What is your favorite adult beverage?
Campari and soda.
What book have you read the most number of times?
Probably Anne of the Island, by L.M. Montgomery. It’s my little chicken-soup book when life is just too much to handle. Nothing very bad ever happens in it.
Who is your 'freebie'?
YA authors are so cool. Who would you give a BFF charm to?
Wow. That’s hard, because they ARE so cool and there are several whom I adore, but Ellen Hopkins would definitely be a recipient. She’s super fun, and smart, and talented, and SUPER big-hearted.
Out of all of the characters you’ve written, which one do you most wish you could be?

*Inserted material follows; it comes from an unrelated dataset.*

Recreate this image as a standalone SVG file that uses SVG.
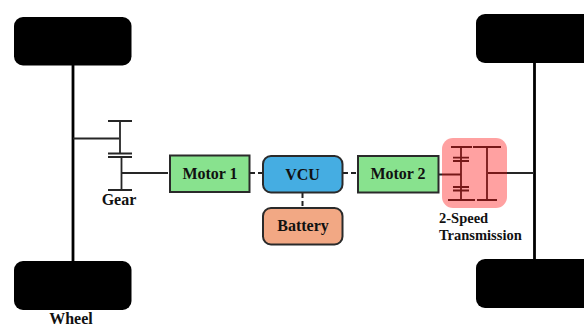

I think I’d be Angel – despite the challenges she’s faced in her life she’s come out of things with a sunny, life-loving disposition. I envision the happiest of lives for her because of her attitude.
If you were invited to the FYA slumber party (and of course, you ARE), what is the most crucial snack food and/or movie/or anything you'd bring?
Candy corn, Dr. Pepper and a season of 24
And now it's time for MASH! Kristin provided the first three options, and the fourth was chosen for her. I forgot how I was supposed to do this for real, so I used a four-sided die.
The Amalfi Coast
New York City
Number of kids
Three Very Lovely Girls
Psychic to the Stars
A gajillion dollars
a bazillion dollars
I get paid in dead rats and paper clips
$19.95! And if you act now....
New York City
Well, you and Strider won't be the only ones driving around Pachuca in a Volkswagen, but at least there will be room for your eight kids.